35th Minister of the Interior
- Incumbent
- Assumed office 20 May 2024
- Prime Minister: Cho Jung-tai
- Preceded by: Lin Yu-chang

Member of the Legislative Yuan
- In office 1 February 2016 – 31 January 2024
- Preceded by: Huang Chao-shun
- Succeeded by: Lee Po-yee
- Constituency: Kaohsiung 3
- In office 1 February 2002 – 30 June 2002
- Constituency: Party-list

1st Deputy Mayor of Kaohsiung
- In office 25 December 2010 – 24 December 2014
- Mayor: Chen Chu
- Preceded by: Position established

9th Deputy Secretary-General to the President
- In office 16 July 2006 – 11 February 2007 Serving with Cho Jung-tai
- Secretary General: Mark Chen Chiou I-jen
- Preceded by: Ma Yung-chen
- Succeeded by: Chen Chi-mai

22nd Secretary-General of the Executive Yuan
- In office 1 July 2002 – 20 May 2004
- Prime Minister: Yu Shyi-kun
- Preceded by: Lee Ying-yuan
- Succeeded by: Arthur Iap [zh]

Personal details
- Born: 13 August 1959 (age 67) Taipei, Taiwan
- Party: Democratic Progressive Party
- Education: Tamkang University (BS) Oklahoma State University (MS) National Taiwan University (MBA)

= Liu Shyh-fang =

Taiwanese politician

Liu Shyh-fang (or Liu Shih-fang; 劉世芳 (Liú Shìfāng); born 15 August 1959) is a Taiwanese politician who currently serves as the Minister of the Interior since 2024.
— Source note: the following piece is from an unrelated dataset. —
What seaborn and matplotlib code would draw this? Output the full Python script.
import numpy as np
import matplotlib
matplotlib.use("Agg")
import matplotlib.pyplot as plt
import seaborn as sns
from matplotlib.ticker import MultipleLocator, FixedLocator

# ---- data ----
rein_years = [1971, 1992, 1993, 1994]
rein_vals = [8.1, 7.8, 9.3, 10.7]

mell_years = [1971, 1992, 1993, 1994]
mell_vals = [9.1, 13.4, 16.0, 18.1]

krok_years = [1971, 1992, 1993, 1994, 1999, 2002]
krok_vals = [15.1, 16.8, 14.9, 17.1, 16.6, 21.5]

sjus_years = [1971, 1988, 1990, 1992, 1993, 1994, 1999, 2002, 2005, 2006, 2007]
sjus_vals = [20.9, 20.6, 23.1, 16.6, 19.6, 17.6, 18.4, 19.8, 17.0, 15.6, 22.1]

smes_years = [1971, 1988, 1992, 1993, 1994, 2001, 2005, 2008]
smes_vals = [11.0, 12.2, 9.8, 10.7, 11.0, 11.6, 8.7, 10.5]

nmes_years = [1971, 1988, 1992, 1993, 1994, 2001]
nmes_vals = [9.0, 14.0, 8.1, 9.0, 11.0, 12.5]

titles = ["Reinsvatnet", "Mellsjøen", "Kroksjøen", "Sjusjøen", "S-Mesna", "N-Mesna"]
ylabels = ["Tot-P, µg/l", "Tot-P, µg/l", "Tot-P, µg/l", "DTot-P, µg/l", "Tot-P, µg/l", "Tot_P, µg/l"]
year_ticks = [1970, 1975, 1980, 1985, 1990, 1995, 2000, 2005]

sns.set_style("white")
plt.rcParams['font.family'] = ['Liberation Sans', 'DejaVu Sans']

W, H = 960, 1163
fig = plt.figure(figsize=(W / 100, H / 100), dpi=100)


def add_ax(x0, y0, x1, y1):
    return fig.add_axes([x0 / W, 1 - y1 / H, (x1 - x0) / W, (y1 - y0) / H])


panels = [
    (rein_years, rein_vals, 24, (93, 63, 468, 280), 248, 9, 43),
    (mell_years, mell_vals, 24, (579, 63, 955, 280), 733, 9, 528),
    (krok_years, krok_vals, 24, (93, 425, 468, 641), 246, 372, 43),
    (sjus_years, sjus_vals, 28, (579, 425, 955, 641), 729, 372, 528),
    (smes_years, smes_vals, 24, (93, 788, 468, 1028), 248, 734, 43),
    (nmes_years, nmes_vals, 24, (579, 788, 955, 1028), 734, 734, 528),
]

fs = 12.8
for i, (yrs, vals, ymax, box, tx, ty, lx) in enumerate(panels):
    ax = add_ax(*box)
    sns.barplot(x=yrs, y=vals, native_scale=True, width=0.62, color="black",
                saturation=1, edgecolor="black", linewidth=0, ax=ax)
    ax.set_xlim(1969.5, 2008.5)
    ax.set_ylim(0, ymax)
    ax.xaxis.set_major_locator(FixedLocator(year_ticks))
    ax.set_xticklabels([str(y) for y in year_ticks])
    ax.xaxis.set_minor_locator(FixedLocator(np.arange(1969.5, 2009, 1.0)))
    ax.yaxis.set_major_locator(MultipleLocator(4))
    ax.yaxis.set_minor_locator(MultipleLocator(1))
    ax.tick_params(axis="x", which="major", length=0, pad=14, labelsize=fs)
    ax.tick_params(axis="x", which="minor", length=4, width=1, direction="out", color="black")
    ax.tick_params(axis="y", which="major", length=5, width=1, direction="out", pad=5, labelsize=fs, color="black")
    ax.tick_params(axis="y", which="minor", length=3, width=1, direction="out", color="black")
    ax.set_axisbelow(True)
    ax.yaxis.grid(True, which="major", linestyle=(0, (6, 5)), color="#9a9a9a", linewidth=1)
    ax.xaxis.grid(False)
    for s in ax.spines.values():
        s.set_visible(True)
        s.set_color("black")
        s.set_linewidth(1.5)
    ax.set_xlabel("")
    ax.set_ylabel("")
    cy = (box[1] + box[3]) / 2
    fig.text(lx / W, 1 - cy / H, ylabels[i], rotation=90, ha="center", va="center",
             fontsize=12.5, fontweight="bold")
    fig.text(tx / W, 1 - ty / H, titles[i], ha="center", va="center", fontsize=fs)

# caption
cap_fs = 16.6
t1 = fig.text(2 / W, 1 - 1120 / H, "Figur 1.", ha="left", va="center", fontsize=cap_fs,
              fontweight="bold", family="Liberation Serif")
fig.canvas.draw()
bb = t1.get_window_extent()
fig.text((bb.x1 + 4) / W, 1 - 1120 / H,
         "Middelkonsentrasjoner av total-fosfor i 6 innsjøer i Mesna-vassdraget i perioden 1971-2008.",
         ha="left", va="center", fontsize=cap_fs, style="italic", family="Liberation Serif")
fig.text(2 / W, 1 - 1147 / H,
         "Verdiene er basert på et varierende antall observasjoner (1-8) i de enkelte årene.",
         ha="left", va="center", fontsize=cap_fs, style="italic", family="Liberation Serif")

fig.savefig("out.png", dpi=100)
She graduated from the Oklahoma State University and is a member of the Democratic Progressive Party. She was deputy secretary-general of the office of President Chen Shui-bian.

==Education==
Liu graduated from Tamkang University with a Bachelor of Science (B.S.) in chemical engineering. She then earned a Master of Science (M.S.) in environmental engineering from Oklahoma State University and an M.B.A. from National Taiwan University.

==Interior ministry==
On 12 April 2024, Liu was appointed to Cho Jung-tai's incoming cabinet as Minister of the Interior.

On 8 January 2026, Liu was sanctioned by the Taiwan Affairs Office of the People's Republic of China as a "diehard "Taiwan independence" separatist" for "blatantly promoting separatist ‘Taiwan independence’ rhetoric", as well as "persecuting mainland spouses in Taiwan and actively creating obstacles to cross-strait personnel exchanges".